# Best activation and loss function for regression problem where outputs are from 0 to 1

I'm currently working on a regression problem, where the targets are from 0 to 1. Which would be the best pair of activation and loss function for these kinds of problems?

The ones that I have considered are:

• Linear and L2 loss: L2 loss may lead to vanishing problems when the targets are small (like smaller than 0.1).
• Sigmoid and L1 loss: Should I use sigmoid for a regression problem? I'm afraid it is only suitable when outputs are either 0 or 1.
• Linear and L1 loss: L1 loss may not be able to deal with small difference between outputs and targets. I also heard that models with L1 loss are difficult to converge.

Is there any other activation and loss function that I may use? My experience is limited.

## 1 Answer

Why should sigmoid activation function be suitable only for values that are either $$0$$ or $$1$$? Sigmoid function maps real numbers, to numbers in the unit interval. In fact, logistic function is the default link function is beta regression, i.e. the regression model for target values in unit interval. Sigmoid function is not the only choice, as you can use other functions like probit, or cloglog, or if you transform $$y\times2 - 1$$, you can even use tanh. If you are talking about neural networks, any function that maps the values to desired interval will suite, but usually sigmoid is a natural choice.

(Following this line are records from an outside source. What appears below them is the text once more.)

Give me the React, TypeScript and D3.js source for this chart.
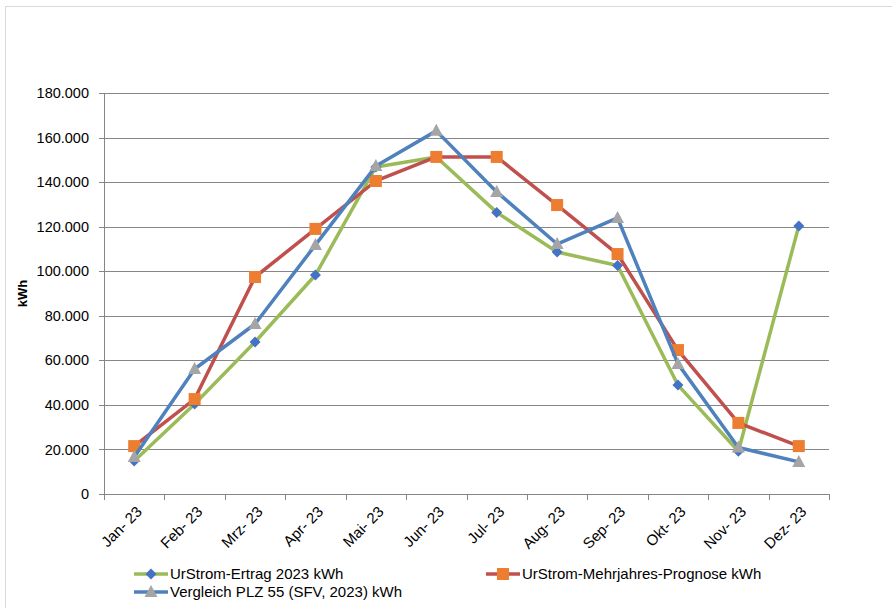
import * as d3 from 'd3';

const months = ['Jan- 23', 'Feb- 23', 'Mrz- 23', 'Apr- 23', 'Mai- 23', 'Jun- 23', 'Jul- 23', 'Aug- 23', 'Sep- 23', 'Okt- 23', 'Nov- 23', 'Dez- 23'];
const ertrag = [14800, 40400, 68200, 98300, 146800, 151300, 126400, 108600, 102600, 48900, 19200, 120300];
const prognose = [21500, 42600, 97400, 119000, 140500, 151300, 151300, 129700, 107700, 64600, 31900, 21500];
const vergleich = [16600, 56100, 76300, 111800, 147200, 163000, 135600, 112200, 123900, 58400, 20900, 14400];
const yTicks = [0, 20000, 40000, 60000, 80000, 100000, 120000, 140000, 160000, 180000];

const font = "'Liberation Sans', Arial, sans-serif";

const series = [
  { name: 'UrStrom-Ertrag 2023 kWh', values: ertrag, line: '#9BBB59', marker: '#4472C4', shape: 'diamond' },
  { name: 'UrStrom-Mehrjahres-Prognose kWh', values: prognose, line: '#C0504D', marker: '#ED7D31', shape: 'square' },
  { name: 'Vergleich PLZ 55 (SFV, 2023) kWh', values: vergleich, line: '#4F81BD', marker: '#A5A5A5', shape: 'triangle' },
];

const Marker = ({ shape, x, y, color }: { shape: string; x: number; y: number; color: string }) => {
  if (shape === 'diamond') {
    return <path d={`M${x},${y - 5.5}L${x + 5.5},${y}L${x},${y + 5.5}L${x - 5.5},${y}Z`} fill={color} />;
  }
  if (shape === 'square') {
    return <rect x={x - 6} y={y - 6} width={12} height={12} fill={color} />;
  }
  return <path d={`M${x},${y - 7}L${x + 6.5},${y + 5}L${x - 6.5},${y + 5}Z`} fill={color} />;
};

export default function App() {
  const left = 104;
  const right = 829;
  const top = 93;
  const bottom = 494;

  const x = d3.scaleBand<string>().domain(months).range([left, right]);
  const cx = (m: string) => (x(m) as number) + x.bandwidth() / 2;
  const y = d3.scaleLinear().domain([0, 180000]).range([bottom, top]);
  const fmt = (v: number) => (v === 0 ? '0' : d3.format(',')(v).replace(/,/g, '.'));

  const line = d3
    .line<number>()
    .x((_, i) => cx(months[i]))
    .y((d) => y(d));

  const legendItems = [
    { s: series[0], lx: 134, ly: 574 },
    { s: series[1], lx: 486, ly: 574 },
    { s: series[2], lx: 134, ly: 592 },
  ];

  return (
    <svg width={892} height={608} style={{ position: 'absolute', left: 0, top: 0, background: '#fff' }}>
      <rect x={5.5} y={6.5} width={900} height={620} fill="#fff" stroke="#D9D9D9" strokeWidth={1} />

      {/* gridlines */}
      {yTicks.map((t) => (
        <line key={t} x1={left - 5} x2={right} y1={Math.round(y(t)) + 0.5} y2={Math.round(y(t)) + 0.5} stroke="#868686" strokeWidth={1} />
      ))}
      {yTicks.map((t) => (
        <text key={'l' + t} x={89} y={y(t)} dy="0.35em" textAnchor="end" fontFamily={font} fontSize={14.5} fill="#000">
          {fmt(t)}
        </text>
      ))}

      {/* axes */}
      <line x1={left + 0.5} x2={left + 0.5} y1={top} y2={bottom} stroke="#868686" />
      {months.concat(['end']).map((m, i) => {
        const tx = Math.round(left + i * x.bandwidth()) + 0.5;
        return <line key={'t' + i} x1={tx} x2={tx} y1={bottom} y2={bottom + 6} stroke="#868686" />;
      })}

      {months.map((m) => (
        <text
          key={m}
          transform={`translate(${cx(m) + 5},${bottom + 15}) rotate(-45)`}
          textAnchor="end"
          dy="0.35em"
          fontFamily={font}
          fontSize={15}
          fill="#000"
        >
          {m}
        </text>
      ))}

      <text transform={`translate(22,${(top + bottom) / 2}) rotate(-90)`} textAnchor="middle" dy="0.35em" fontFamily={font} fontSize={13} fontWeight="bold">
        kWh
      </text>

      {/* series */}
      {series.map((s) => (
        <g key={s.name}>
          <path d={line(s.values) as string} fill="none" stroke={s.line} strokeWidth={3.5} strokeLinejoin="round" />
          {s.values.map((v, i) => (
            <Marker key={i} shape={s.shape} x={cx(months[i])} y={y(v)} color={s.marker} />
          ))}
        </g>
      ))}

      {/* legend */}
      {legendItems.map(({ s, lx, ly }) => (
        <g key={'lg' + s.name}>
          <line x1={lx} x2={lx + 34} y1={ly} y2={ly} stroke={s.line} strokeWidth={3.5} />
          <Marker shape={s.shape} x={lx + 17} y={ly} color={s.marker} />
          <text x={lx + 36} y={ly} dy="0.35em" fontFamily={font} fontSize={15} fill="#000">
            {s.name}
          </text>
        </g>
      ))}
    </svg>
  );
}
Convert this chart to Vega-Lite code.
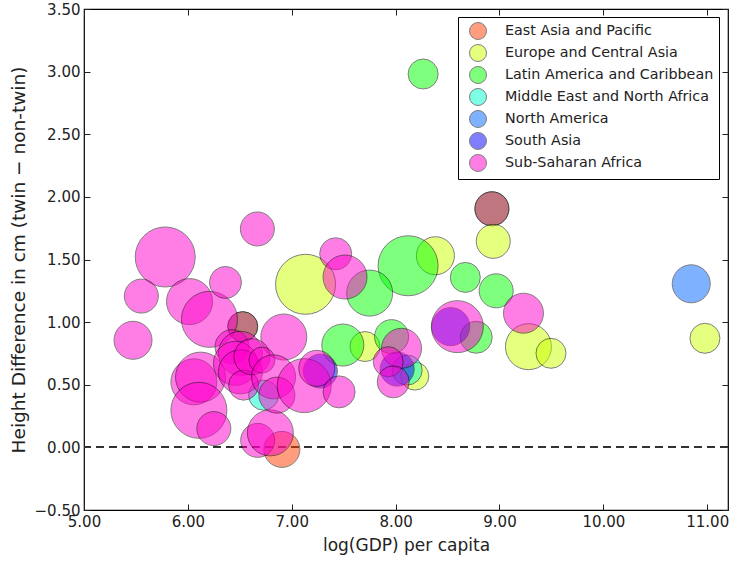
{
  "$schema": "https://vega.github.io/schema/vega-lite/v6.json",
  "width": 644,
  "height": 501,
  "autosize": {"type": "none"},
  "padding": {"left": 84, "top": 9, "right": 2, "bottom": 51},
  "config": {
    "font": "DejaVu Sans",
    "view": {"stroke": "black", "strokeWidth": 1.2},
    "axis": {
      "grid": false,
      "domain": false,
      "tickSize": -6,
      "tickColor": "#222",
      "tickWidth": 1,
      "labelFontSize": 15,
      "titleFontSize": 17,
      "titleFontWeight": "normal",
      "labelColor": "#222",
      "titleColor": "#222",
      "labelOverlap": false,
      "labelFlush": false,
      "labelBound": false
    },
    "legend": {
      "symbolType": "circle",
      "symbolSize": 289,
      "symbolStrokeColor": "black",
      "symbolStrokeWidth": 1,
      "symbolOpacity": 0.5,
      "labelFontSize": 14.3,
      "labelColor": "#222",
      "labelLimit": 400,
      "labelOffset": 18,
      "symbolOffset": 6,
      "padding": 5,
      "rowPadding": 0,
      "strokeColor": "black",
      "fillColor": "white",
      "cornerRadius": 0
    }
  },
  "data": {
    "values": [
      {"region": "North America", "gdp": 6.528, "diff": 0.964, "w": 225},
      {"region": "North America", "gdp": 8.927, "diff": 1.905, "w": 289},
      {"region": "East Asia and Pacific", "gdp": 6.905, "diff": -0.016, "w": 324},
      {"region": "East Asia and Pacific", "gdp": 6.528, "diff": 0.964, "w": 225},
      {"region": "East Asia and Pacific", "gdp": 8.927, "diff": 1.905, "w": 289},
      {"region": "Europe and Central Asia", "gdp": 7.133, "diff": 1.302, "w": 900},
      {"region": "Europe and Central Asia", "gdp": 8.383, "diff": 1.53, "w": 361},
      {"region": "Europe and Central Asia", "gdp": 8.94, "diff": 1.645, "w": 289},
      {"region": "Europe and Central Asia", "gdp": 7.705, "diff": 0.805, "w": 225},
      {"region": "Europe and Central Asia", "gdp": 8.185, "diff": 0.569, "w": 196},
      {"region": "Europe and Central Asia", "gdp": 9.279, "diff": 0.804, "w": 529},
      {"region": "Europe and Central Asia", "gdp": 9.496, "diff": 0.751, "w": 225},
      {"region": "Europe and Central Asia", "gdp": 10.978, "diff": 0.871, "w": 225},
      {"region": "Latin America and Caribbean", "gdp": 8.265, "diff": 2.981, "w": 225},
      {"region": "Latin America and Caribbean", "gdp": 8.12, "diff": 1.45, "w": 900},
      {"region": "Latin America and Caribbean", "gdp": 7.75, "diff": 1.232, "w": 529},
      {"region": "Latin America and Caribbean", "gdp": 7.492, "diff": 0.817, "w": 441},
      {"region": "Latin America and Caribbean", "gdp": 7.961, "diff": 0.884, "w": 289},
      {"region": "Latin America and Caribbean", "gdp": 8.671, "diff": 1.357, "w": 225},
      {"region": "Latin America and Caribbean", "gdp": 8.968, "diff": 1.25, "w": 289},
      {"region": "Latin America and Caribbean", "gdp": 8.776, "diff": 0.879, "w": 256},
      {"region": "Middle East and North Africa", "gdp": 6.729, "diff": 0.417, "w": 225},
      {"region": "Middle East and North Africa", "gdp": 8.111, "diff": 0.617, "w": 225},
      {"region": "North America", "gdp": 10.846, "diff": 1.306, "w": 361},
      {"region": "South Asia", "gdp": 8.531, "diff": 0.964, "w": 361},
      {"region": "South Asia", "gdp": 7.276, "diff": 0.609, "w": 289},
      {"region": "South Asia", "gdp": 8.015, "diff": 0.625, "w": 289},
      {"region": "Sub-Saharan Africa", "gdp": 5.782, "diff": 1.52, "w": 900},
      {"region": "Sub-Saharan Africa", "gdp": 5.552, "diff": 1.208, "w": 289},
      {"region": "Sub-Saharan Africa", "gdp": 5.472, "diff": 0.855, "w": 361},
      {"region": "Sub-Saharan Africa", "gdp": 6.016, "diff": 1.164, "w": 529},
      {"region": "Sub-Saharan Africa", "gdp": 6.208, "diff": 1.022, "w": 784},
      {"region": "Sub-Saharan Africa", "gdp": 6.362, "diff": 1.317, "w": 256},
      {"region": "Sub-Saharan Africa", "gdp": 6.669, "diff": 1.744, "w": 289},
      {"region": "Sub-Saharan Africa", "gdp": 7.423, "diff": 1.546, "w": 256},
      {"region": "Sub-Saharan Africa", "gdp": 7.513, "diff": 1.36, "w": 484},
      {"region": "Sub-Saharan Africa", "gdp": 6.924, "diff": 0.881, "w": 529},
      {"region": "Sub-Saharan Africa", "gdp": 6.058, "diff": 0.523, "w": 529},
      {"region": "Sub-Saharan Africa", "gdp": 6.122, "diff": 0.561, "w": 625},
      {"region": "Sub-Saharan Africa", "gdp": 6.106, "diff": 0.296, "w": 784},
      {"region": "Sub-Saharan Africa", "gdp": 6.25, "diff": 0.15, "w": 289},
      {"region": "Sub-Saharan Africa", "gdp": 6.672, "diff": 0.056, "w": 289},
      {"region": "Sub-Saharan Africa", "gdp": 6.794, "diff": 0.116, "w": 529},
      {"region": "Sub-Saharan Africa", "gdp": 6.425, "diff": 0.804, "w": 289},
      {"region": "Sub-Saharan Africa", "gdp": 6.506, "diff": 0.751, "w": 484},
      {"region": "Sub-Saharan Africa", "gdp": 6.458, "diff": 0.671, "w": 484},
      {"region": "Sub-Saharan Africa", "gdp": 6.506, "diff": 0.603, "w": 484},
      {"region": "Sub-Saharan Africa", "gdp": 6.537, "diff": 0.497, "w": 225},
      {"region": "Sub-Saharan Africa", "gdp": 6.617, "diff": 0.724, "w": 324},
      {"region": "Sub-Saharan Africa", "gdp": 6.713, "diff": 0.697, "w": 169},
      {"region": "Sub-Saharan Africa", "gdp": 6.825, "diff": 0.563, "w": 484},
      {"region": "Sub-Saharan Africa", "gdp": 6.857, "diff": 0.417, "w": 324},
      {"region": "Sub-Saharan Africa", "gdp": 7.12, "diff": 0.493, "w": 729},
      {"region": "Sub-Saharan Africa", "gdp": 7.241, "diff": 0.631, "w": 324},
      {"region": "Sub-Saharan Africa", "gdp": 7.456, "diff": 0.443, "w": 256},
      {"region": "Sub-Saharan Africa", "gdp": 8.057, "diff": 0.791, "w": 400},
      {"region": "Sub-Saharan Africa", "gdp": 7.929, "diff": 0.684, "w": 225},
      {"region": "Sub-Saharan Africa", "gdp": 7.977, "diff": 0.523, "w": 256},
      {"region": "Sub-Saharan Africa", "gdp": 8.594, "diff": 0.964, "w": 676},
      {"region": "Sub-Saharan Africa", "gdp": 9.231, "diff": 1.071, "w": 400}
    ]
  },
  "layer": [
    {
      "mark": {"type": "rule", "strokeDash": [8, 5], "color": "#333", "strokeWidth": 1.4},
      "encoding": {
        "y": {"datum": 0, "type": "quantitative", "scale": {"domain": [-0.5, 3.5], "nice": false, "zero": false}, "axis": null}
      }
    },
    {
      "mark": {"type": "point", "filled": true, "opacity": 0.5, "stroke": "black", "strokeWidth": 1},
      "encoding": {
        "x": {
          "field": "gdp", "type": "quantitative",
          "scale": {"domain": [5, 11.2], "nice": false, "zero": false},
          "axis": {"orient": "bottom", "values": [5, 6, 7, 8, 9, 10, 11], "format": ".2f", "title": "log(GDP) per capita", "labelPadding": 10, "titlePadding": 8}
        },
        "y": {
          "field": "diff", "type": "quantitative",
          "scale": {"domain": [-0.5, 3.5], "nice": false, "zero": false},
          "axis": {"orient": "left", "values": [-0.5, 0, 0.5, 1, 1.5, 2, 2.5, 3, 3.5], "format": ".2f", "title": "Height Difference in cm (twin \u2212 non-twin)", "titleFontSize": 18.5, "labelPadding": 10, "titlePadding": 6}
        },
        "color": {
          "field": "region", "type": "nominal",
          "scale": {
            "domain": ["East Asia and Pacific", "Europe and Central Asia", "Latin America and Caribbean", "Middle East and North Africa", "North America", "South Asia", "Sub-Saharan Africa"],
            "range": ["#ff3d00", "#ccff00", "#00ff00", "#00ffcc", "#0066ff", "#0000ff", "#ff00cc"]
          },
          "legend": {"orient": "none", "legendX": 374, "legendY": 8, "title": null}
        },
        "size": {"field": "w", "type": "quantitative", "scale": {"domain": [0, 1000], "range": [0, 4000], "zero": true}, "legend": null}
      }
    },
    {
      "mark": {"type": "point", "opacity": 0},
      "encoding": {
        "x": {"field": "gdp", "type": "quantitative", "axis": {"orient": "top", "values": [5, 6, 7, 8, 9, 10, 11], "labels": false, "title": null}},
        "y": {"field": "diff", "type": "quantitative", "axis": {"orient": "right", "values": [-0.5, 0, 0.5, 1, 1.5, 2, 2.5, 3, 3.5], "labels": false, "title": null}}
      }
    }
  ],
  "resolve": {"axis": {"x": "independent", "y": "independent"}}
}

Using linear activation function (no activation) is a bad idea, because it would enable your model to predict values outside the desired interval. In vast majority of cases this would be undesirable.

As about loss, you can minimize any loss that is suitable for continuous values. Squared, or absolute loss are popular choices. Often people just stick to the squared error and it works fine enough for them, not to consider other losses. You can also use cross-enthropy, or Kullback–Leibler divergence, for predicting things like probabilities, those are the natural choices, and can have computational advantages. Finally, you can also maximize the likelihood (or minimize negative likelihood), where beta distribution is used as a likelihood function, as in beta regression.